Under the law, the I.R.S. can fine nonprofit groups up to $50,000 for filing tax returns with false information. But tax-law experts said that provision was not often used, because the short-handed I.R.S. audits only a tiny fraction of nonprofit groups every year.
Tax law experts said they were struck by a disconnect in America’s Future’s finances: As its financial fortunes went down, payments to Flynns went up.
In 2022, donations to America’s Future dropped by 40 percent. Even its biggest fund-raiser was a bust: America’s Future spent so much to hold an event at President Trump’s Mar-a-Lago Club that it lost $63,000 for the night.
The group ate into its savings, sold off assets and lost $637,000 for the year. But at the same time, it tripled the amount it paid to the Flynn family. And despite the financial problems, Mr. Flynn himself got his raise.
“For two hours a week, someone’s getting $60,000?” said Kelly Mathews, who advises charities as chief operating officer of the New York Council of Nonprofits. “At a time when you’re about to hit the wall financially, what is the rationale? They look to me like they’re not very sustainable over time, without a significant influx of cash.”
America’s Future declined to release details about its 2023 finances.
‘Where we go one, we go all’
The group’s first mission after the Flynn takeover was raising money for an election audit in Arizona — an extension of efforts by Mr. Flynn and other Trump allies to try to overturn the results of the election.
After that, Mr. Flynn tried to raise money by selling $99 memberships, complete with a signed copy of his book, a pocket Constitution and a T-shirt printed with “I’m a Champion for America’s Future.” But tax filings show that effort raised only $17,500 in 2022 (as a tax-exempt group, America’s Future is not required to identify its donors).
America’s Future then embraced a new cause: protecting children from sexual abuse and human trafficking.
In doing so, the group began to amplify a false conspiracy theory, similar to the one at the heart of the QAnon movement: that a global cabal of pedophiles controls the media and politics.
In a video on its website, members of the group’s board and advisory board echoed the false “Pizzagate” conspiracy theory, a QAnon precursor alleging that prominent Democrats were trafficking children at a Washington pizza parlor. Ms. Flynn O’Neill warned of an organized effort to use children’s body parts.
“They have organ harvesting,” she says in a video. “They have also found a way to take the blood, and use the blood, to make themselves youthful.”
It was not the first time the Flynns had shown signs of support for the QAnon movement. Michael Flynn had once filmed himself and family members reciting its motto “Where we go one, we go all.” His slogan — “Digital Soldiers” — became a QAnon rallying cry.
Privately, Mr. Flynn has expressed disdain for the conspiracy theory. In a recorded conversation leaked in 2021, he said he believed QAnon to be “total nonsense” and a disinformation campaign created by the left and the C.I.A.

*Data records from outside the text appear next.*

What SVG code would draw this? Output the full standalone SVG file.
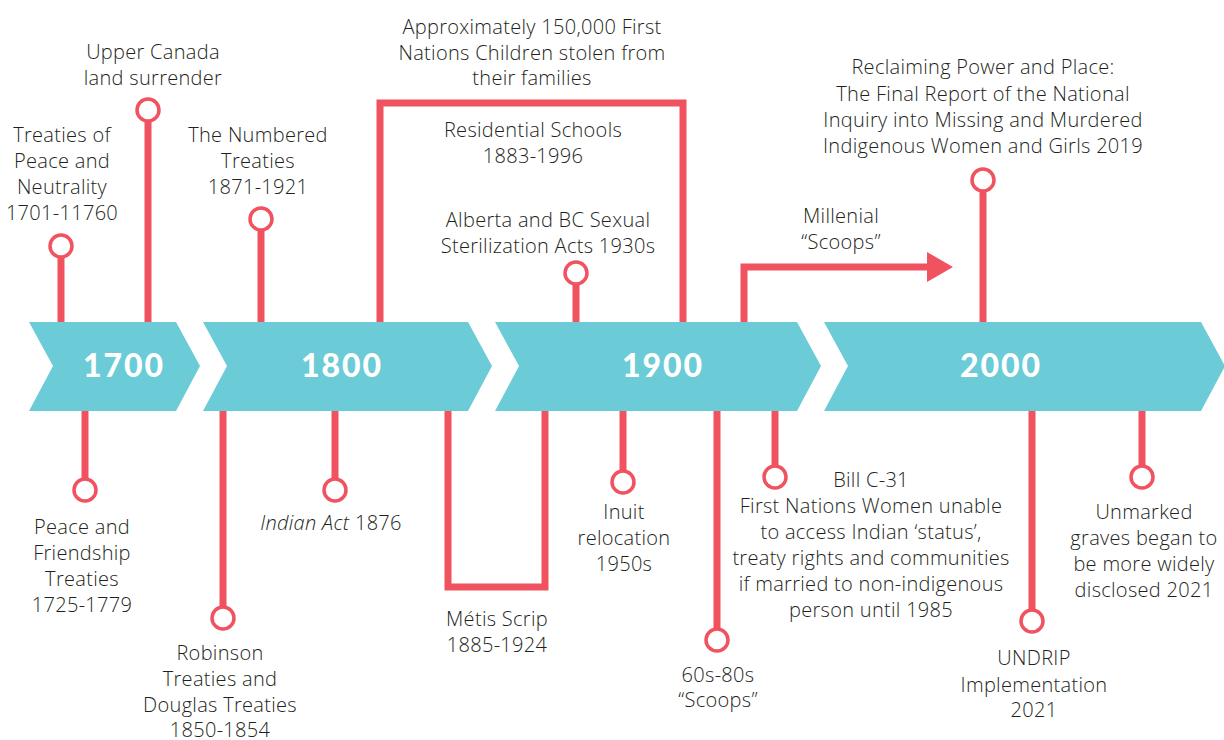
<svg xmlns="http://www.w3.org/2000/svg" width="1224" height="740" viewBox="0 0 1224 740">
  <style>
    .band { fill: #6BCBD7; }
    .year { font-family: Lato, "Open Sans", sans-serif; font-weight: 900; font-size: 32px; fill: #ffffff; text-anchor: middle; letter-spacing: 2px; }
    .stem { stroke: #F0525F; stroke-width: 7; fill: none; }
    .pin { stroke: #F0525F; stroke-width: 3.5; fill: #ffffff; }
    .lbl { font-family: "Open Sans", "Liberation Sans", sans-serif; font-weight: 300; font-size: 20px; letter-spacing: 0.3px; fill: #231F20; text-anchor: middle; }
    .arrowhead { fill: #F0525F; }
  </style>
  <rect width="1224" height="740" fill="#ffffff"/>

  <!-- Century chevrons -->
  <g id="era-1700">
    <polygon class="band" points="29,322 176,322 200,366 176,411 29,411 53,366"/>
    <text class="year" x="124" y="377">1700</text>
  </g>
  <g id="era-1800">
    <polygon class="band" points="203,322 468,322 492,366 468,411 203,411 227,366"/>
    <text class="year" x="342" y="377">1800</text>
  </g>
  <g id="era-1900">
    <polygon class="band" points="495,322 797,322 821,366 797,411 495,411 519,366"/>
    <text class="year" x="663" y="377">1900</text>
  </g>
  <g id="era-2000">
    <polygon class="band" points="824,322 1201,322 1225,366 1201,411 824,411 848,366"/>
    <text class="year" x="1001" y="377">2000</text>
  </g>

  <!-- Stems and spans -->
  <g id="connectors">
    <line class="stem" x1="61" y1="246" x2="61" y2="322"/>
    <line class="stem" x1="148" y1="110" x2="148" y2="322"/>
    <line class="stem" x1="261" y1="219" x2="261" y2="322"/>
    <line class="stem" x1="576" y1="273" x2="576" y2="322"/>
    <line class="stem" x1="983" y1="180" x2="983" y2="322"/>
    <path class="stem" d="M380,322 V103 H683 V322"/>
    <path class="stem" d="M744,322 V267 H929"/>
    <polygon class="arrowhead" points="927,252 953,267 927,282"/>

    <line class="stem" x1="85" y1="411" x2="85" y2="490"/>
    <line class="stem" x1="223" y1="411" x2="223" y2="618"/>
    <line class="stem" x1="335" y1="411" x2="335" y2="490"/>
    <path class="stem" d="M448,411 V587 H545 V411"/>
    <line class="stem" x1="623" y1="411" x2="623" y2="482"/>
    <line class="stem" x1="717" y1="411" x2="717" y2="640"/>
    <line class="stem" x1="775" y1="411" x2="775" y2="477"/>
    <line class="stem" x1="1032" y1="411" x2="1032" y2="621"/>
    <line class="stem" x1="1142" y1="411" x2="1142" y2="477"/>
  </g>

  <!-- Events above the line -->
  <g id="treaties-peace-neutrality">
    <circle class="pin" cx="61" cy="246" r="11"/>
    <text class="lbl" x="62" y="142">Treaties of</text>
    <text class="lbl" x="62" y="168">Peace and</text>
    <text class="lbl" x="62" y="194">Neutrality</text>
    <text class="lbl" x="62" y="220">1701-11760</text>
  </g>
  <g id="upper-canada">
    <circle class="pin" cx="148" cy="110" r="11"/>
    <text class="lbl" x="153" y="59">Upper Canada</text>
    <text class="lbl" x="153" y="85">land surrender</text>
  </g>
  <g id="numbered-treaties">
    <circle class="pin" cx="261" cy="219" r="11"/>
    <text class="lbl" x="258" y="142">The Numbered</text>
    <text class="lbl" x="258" y="168">Treaties</text>
    <text class="lbl" x="258" y="194">1871-1921</text>
  </g>
  <g id="residential-schools">
    <text class="lbl" x="532" y="34">Approximately 150,000 First</text>
    <text class="lbl" x="532" y="60">Nations Children stolen from</text>
    <text class="lbl" x="532" y="85">their families</text>
    <text class="lbl" x="533" y="137">Residential Schools</text>
    <text class="lbl" x="533" y="163">1883-1996</text>
  </g>
  <g id="sterilization-acts">
    <circle class="pin" cx="576" cy="273" r="11"/>
    <text class="lbl" x="548" y="227">Alberta and BC Sexual</text>
    <text class="lbl" x="548" y="253">Sterilization Acts 1930s</text>
  </g>
  <g id="millenial-scoops">
    <text class="lbl" x="841" y="223">Millenial</text>
    <text class="lbl" x="841" y="249">“Scoops”</text>
  </g>
  <g id="reclaiming-power">
    <circle class="pin" cx="983" cy="180" r="11"/>
    <text class="lbl" x="983" y="74">Reclaiming Power and Place:</text>
    <text class="lbl" x="983" y="101">The Final Report of the National</text>
    <text class="lbl" x="983" y="127">Inquiry into Missing and Murdered</text>
    <text class="lbl" x="983" y="153">Indigenous Women and Girls 2019</text>
  </g>

  <!-- Events below the line -->
  <g id="peace-friendship">
    <circle class="pin" cx="85" cy="490" r="11"/>
    <text class="lbl" x="82" y="534">Peace and</text>
    <text class="lbl" x="82" y="560">Friendship</text>
    <text class="lbl" x="82" y="586">Treaties</text>
    <text class="lbl" x="82" y="612">1725-1779</text>
  </g>
  <g id="robinson-douglas">
    <circle class="pin" cx="223" cy="618" r="11"/>
    <text class="lbl" x="220" y="660">Robinson</text>
    <text class="lbl" x="220" y="686">Treaties and</text>
    <text class="lbl" x="220" y="712">Douglas Treaties</text>
    <text class="lbl" x="220" y="737">1850-1854</text>
  </g>
  <g id="indian-act">
    <circle class="pin" cx="335" cy="490" r="11"/>
    <text class="lbl" x="331" y="530"><tspan font-style="italic">Indian Act</tspan> 1876</text>
  </g>
  <g id="metis-scrip">
    <text class="lbl" x="497" y="626">Métis Scrip</text>
    <text class="lbl" x="497" y="652">1885-1924</text>
  </g>
  <g id="inuit-relocation">
    <circle class="pin" cx="623" cy="482" r="11"/>
    <text class="lbl" x="624" y="519">Inuit</text>
    <text class="lbl" x="624" y="545">relocation</text>
    <text class="lbl" x="624" y="571">1950s</text>
  </g>
  <g id="sixties-scoop">
    <circle class="pin" cx="717" cy="640" r="11"/>
    <text class="lbl" x="718" y="682">60s-80s</text>
    <text class="lbl" x="718" y="707">“Scoops”</text>
  </g>
  <g id="bill-c31">
    <circle class="pin" cx="775" cy="477" r="11"/>
    <text class="lbl" x="871" y="487">Bill C-31</text>
    <text class="lbl" x="871" y="513">First Nations Women unable</text>
    <text class="lbl" x="871" y="539">to access Indian ‘status’,</text>
    <text class="lbl" x="871" y="565">treaty rights and communities</text>
    <text class="lbl" x="871" y="591">if married to non-indigenous</text>
    <text class="lbl" x="871" y="617">person until 1985</text>
  </g>
  <g id="undrip">
    <circle class="pin" cx="1032" cy="621" r="11"/>
    <text class="lbl" x="1034" y="665">UNDRIP</text>
    <text class="lbl" x="1034" y="692">Implementation</text>
    <text class="lbl" x="1034" y="717">2021</text>
  </g>
  <g id="unmarked-graves">
    <circle class="pin" cx="1142" cy="477" r="11"/>
    <text class="lbl" x="1144" y="519">Unmarked</text>
    <text class="lbl" x="1144" y="545">graves began to</text>
    <text class="lbl" x="1144" y="571">be more widely</text>
    <text class="lbl" x="1144" y="597">disclosed 2021</text>
  </g>
</svg>
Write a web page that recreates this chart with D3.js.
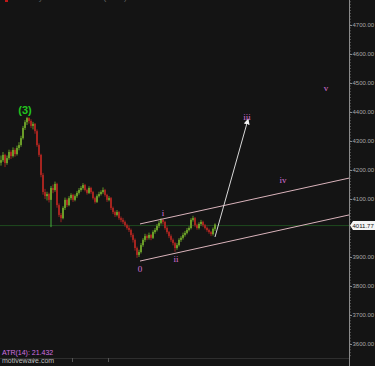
<!DOCTYPE html>
<html>
<head>
  <meta charset="UTF-8">
  <style>
    body { margin: 0; background: #141414; }
    svg { display: block; background: #141414; }
    .axis text { font-family: "Liberation Sans", Arial, sans-serif; font-size: 6px; fill: #a8a8a8; }
    .axis line, .axis path { stroke: #8a8a8a; }
    .wave { font-family: "Liberation Serif", serif; font-size: 9px; fill: #d672d8; }
  </style>
</head>
<body>
<svg></svg>
<script src="https://d3js.org/d3.v7.min.js"></script>
<script>

// daily bars, [open, high, low, close]
let bars = [
  [4225,4250,4215,4234],[4234,4262,4228,4252],[4252,4256,4210,4224],[4224,4250,4218,4241],
  [4241,4270,4235,4262],[4262,4268,4238,4248],[4248,4278,4243,4269],[4269,4275,4246,4255],
  [4255,4284,4250,4276],[4276,4296,4268,4286],[4286,4318,4280,4310],[4310,4352,4305,4345],
  [4345,4372,4338,4365],[4365,4383,4355,4379],[4379,4382,4360,4369],[4369,4375,4345,4352],
  [4352,4366,4340,4359],[4359,4362,4325,4334],[4334,4340,4280,4286],[4286,4292,4245,4252],
  [4252,4256,4175,4183],[4183,4190,4115,4124],[4124,4135,4100,4110],[4110,4125,4095,4117],
  [4117,4122,4088,4097],[4097,4145,4003,4138],[4138,4150,4120,4131],[4131,4160,4125,4152],
  [4152,4156,4070,4079],[4079,4085,4038,4045],[4045,4052,4020,4034],[4034,4075,4030,4069],
  [4069,4105,4062,4097],[4097,4102,4072,4079],[4079,4110,4075,4103],[4103,4120,4096,4114],
  [4114,4118,4090,4097],[4097,4116,4092,4110],[4110,4128,4104,4121],[4121,4138,4115,4131],
  [4131,4145,4125,4138],[4138,4155,4132,4148],[4148,4152,4126,4131],[4131,4136,4115,4121],
  [4121,4144,4117,4138],[4138,4142,4118,4124],[4124,4128,4098,4103],[4103,4108,4084,4090],
  [4090,4116,4086,4110],[4110,4125,4105,4117],[4117,4130,4112,4124],[4124,4140,4118,4131],
  [4131,4135,4108,4114],[4114,4118,4090,4097],[4097,4110,4092,4103],[4103,4107,4062,4069],
  [4069,4074,4048,4055],[4055,4060,4038,4045],[4045,4062,4040,4055],[4055,4058,4028,4034],
  [4034,4040,4020,4028],[4028,4035,4014,4021],[4021,4026,4004,4010],[4010,4015,3994,4000],
  [4000,4008,3986,3993],[3993,3998,3968,3976],[3976,3982,3950,3959],[3959,3964,3922,3931],
  [3931,3936,3897,3907],[3907,3925,3900,3917],[3917,3948,3912,3941],[3941,3965,3935,3959],
  [3959,3980,3952,3972],[3972,3978,3958,3966],[3966,3984,3960,3976],[3976,3980,3958,3966],
  [3966,3992,3962,3986],[3986,4000,3980,3993],[3993,4014,3988,4007],[4007,4024,4000,4017],
  [4017,4034,4012,4028],[4028,4032,4012,4021],[4021,4025,3994,4000],[4000,4006,3980,3986],
  [3986,3990,3965,3972],[3972,3978,3952,3959],[3959,3964,3940,3948],[3948,3952,3918,3931],
  [3931,3948,3925,3941],[3941,3965,3936,3959],[3959,3972,3952,3966],[3966,3984,3960,3976],
  [3976,3990,3970,3983],[3983,4000,3978,3993],[3993,4006,3988,4000],[4000,4034,3995,4028],
  [4028,4042,4022,4034],[4034,4038,4004,4010],[4010,4015,3994,4000],[4000,4020,3995,4014],
  [4014,4028,4008,4021],[4021,4025,4004,4010],[4010,4014,3995,4000],[4000,4005,3987,3993],
  [3993,3998,3980,3986],[3986,3990,3972,3979],[3979,4002,3974,3997],[3997,4016,3990,4012]
];

let lastPrice = 4011.77;
// 4000 is hidden under the last price tag
let priceTicks = [3600, 3700, 3800, 3900, 4100, 4200, 4300, 4400, 4500, 4600, 4700];

// channel lines and projection arrow, [bar, price]
let upperChannel = [[69.5, 4014], [174, 4172]];
let lowerChannel = [[69.5, 3886], [174, 4045]];
let projection = [[107, 3969], [123.5, 4374]];

// wave labels
let waveLabels = [
  {t: "0",   bar: 69.5,  p: 3860},
  {t: "i",   bar: 81,    p: 4052},
  {t: "ii",  bar: 87.5,  p: 3892},
  {t: "iii", bar: 123,   p: 4384},
  {t: "iv",  bar: 141,   p: 4167},
  {t: "v",   bar: 162.5, p: 4482}
];
let degreeLabel = {t: "(3)", bar: 12, p: 4407};

let width = 375, height = 366;
let axisX = 349;

let svg = d3.select("svg")
    .attr("width", width)
    .attr("height", height);

let x = d3.scaleLinear().domain([0, 174]).range([1, axisX]);
let y = d3.scaleLinear().domain([3600, 4700]).range([344, 25]);

// last price line
svg.append("line")
    .attr("x1", 0).attr("x2", axisX)
    .attr("y1", y(lastPrice) + 1).attr("y2", y(lastPrice) + 1)
    .attr("stroke", "#1f4a1f")
    .attr("stroke-width", 1);

// candles
let candle = svg.append("g").selectAll("g")
    .data(bars)
    .enter().append("g");

candle.append("line")
    .attr("x1", (d, i) => x(i)).attr("x2", (d, i) => x(i))
    .attr("y1", d => y(d[1])).attr("y2", d => y(d[2]))
    .attr("stroke", (d, i) => d[3] >= d[0] ? (i == 25 ? "#46b03c" : "#5f9424") : "#9b2220")
    .attr("stroke-width", 1);

candle.append("rect")
    .attr("x", (d, i) => x(i) - 1)
    .attr("width", 2)
    .attr("y", d => y(Math.max(d[0], d[3])))
    .attr("height", d => Math.max(1, Math.abs(y(d[0]) - y(d[3]))))
    .attr("fill", d => d[3] >= d[0] ? "#6a9c28" : "#a5241f");

// channel
let line = d3.line().x(d => x(d[0])).y(d => y(d[1]));
[upperChannel, lowerChannel].forEach(c => {
  svg.append("path")
      .attr("d", line(c))
      .attr("stroke", "#d9b3bb")
      .attr("stroke-width", 1)
      .attr("fill", "none");
});

// projection arrow
svg.append("defs").append("marker")
    .attr("id", "head")
    .attr("viewBox", "0 0 10 10")
    .attr("refX", 8).attr("refY", 5)
    .attr("markerWidth", 6).attr("markerHeight", 6)
    .attr("orient", "auto")
    .append("path")
    .attr("d", "M0,0 L10,5 L0,10 z")
    .attr("fill", "#f2f2f2");

svg.append("path")
    .attr("d", line(projection))
    .attr("stroke", "#d8d8d8")
    .attr("stroke-width", 1)
    .attr("fill", "none")
    .attr("marker-end", "url(#head)");

// labels
svg.selectAll("text.wave")
    .data(waveLabels)
    .enter().append("text")
    .attr("class", "wave")
    .attr("x", d => x(d.bar))
    .attr("y", d => y(d.p))
    .attr("text-anchor", "middle")
    .attr("dy", "0.35em")
    .text(d => d.t);

svg.append("text")
    .attr("x", x(degreeLabel.bar))
    .attr("y", y(degreeLabel.p))
    .attr("dy", "0.35em")
    .attr("text-anchor", "middle")
    .style("font-family", "'Liberation Sans', Arial, sans-serif")
    .style("font-size", "11px")
    .style("font-weight", "bold")
    .style("fill", "#22c41e")
    .text(degreeLabel.t);

// price axis
let minor = d3.range(3560, 4790, 10);
svg.append("g")
    .selectAll("line")
    .data(minor)
    .enter().append("line")
    .attr("x1", axisX).attr("x2", axisX + 2)
    .attr("y1", d => y(d)).attr("y2", d => y(d))
    .attr("stroke", "#7a7a7a")
    .attr("stroke-width", 0.6);

svg.append("g")
    .attr("class", "axis")
    .attr("transform", "translate(" + axisX + ",0)")
    .call(d3.axisRight(y).tickValues(priceTicks).tickFormat(d3.format(".2f")).tickSize(3).tickPadding(0.5))
    .call(g => g.select(".domain").attr("d", "M0.5,0V" + height));

// last price tag
let ty = y(lastPrice) + 1;
svg.append("path")
    .attr("d", `M${axisX + 1},${ty} L${axisX + 4},${ty - 4.5} H${width} V${ty + 4.5} H${axisX + 4} Z`)
    .attr("fill", "#f4f4f4");
svg.append("text")
    .attr("x", axisX + 3.5)
    .attr("y", ty)
    .attr("dy", "0.35em")
    .style("font-family", "'Liberation Sans', Arial, sans-serif")
    .style("font-size", "6px")
    .style("fill", "#111")
    .text(lastPrice.toFixed(2));

// header cut off at the top
svg.append("rect").attr("x", 5).attr("y", 0).attr("width", 3).attr("height", 2).attr("fill", "#c01818");
svg.append("text")
    .attr("x", 12).attr("y", -0.5)
    .style("font-family", "'Liberation Sans', Arial, sans-serif")
    .style("font-size", "8px")
    .style("fill", "#666")
    .text("ES  Daily  E-mini S&P 500  (CME)");

// bottom panel
svg.append("line")
    .attr("x1", 0).attr("x2", axisX)
    .attr("y1", 358.5).attr("y2", 358.5)
    .attr("stroke", "#2e2e2e");
[33, 72, 108].forEach(t => {
  svg.append("line")
      .attr("x1", t + 0.5).attr("x2", t + 0.5)
      .attr("y1", 358).attr("y2", 362)
      .attr("stroke", "#555");
});

svg.append("text")
    .attr("x", 2).attr("y", 355)
    .style("font-family", "'Liberation Sans', Arial, sans-serif")
    .style("font-size", "7px")
    .style("fill", "#d070e0")
    .text("ATR(14): 21.432");

svg.append("text")
    .attr("x", 2).attr("y", 363)
    .style("font-family", "'Liberation Sans', Arial, sans-serif")
    .style("font-size", "7px")
    .style("fill", "#bdbdbd")
    .text("motivewave.com");

</script>
</body>
</html>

Yet, the nonprofit group’s new messaging opened up a new stream of revenue: a series of traveling seminars called “Get in the Fight,” where attendees pay $40 to hear Mr. Flynn offer tips about spotting victims and traffickers.
On a recent Friday evening, Mr. Flynn spoke to a few dozen people sitting in pews at the Portage Community Chapel near Kent, Ohio. He described what he said was a sudden outbreak of child exploitation and spoke of a “moral decay” eroding the nation.
Approached by a Times reporter, Mr. Flynn declined to comment and ordered the reporter to leave.
Mr. Flynn’s niece followed his remarks with a slide presentation. His sister, Ms. Flynn O’Neill, watched from the front row.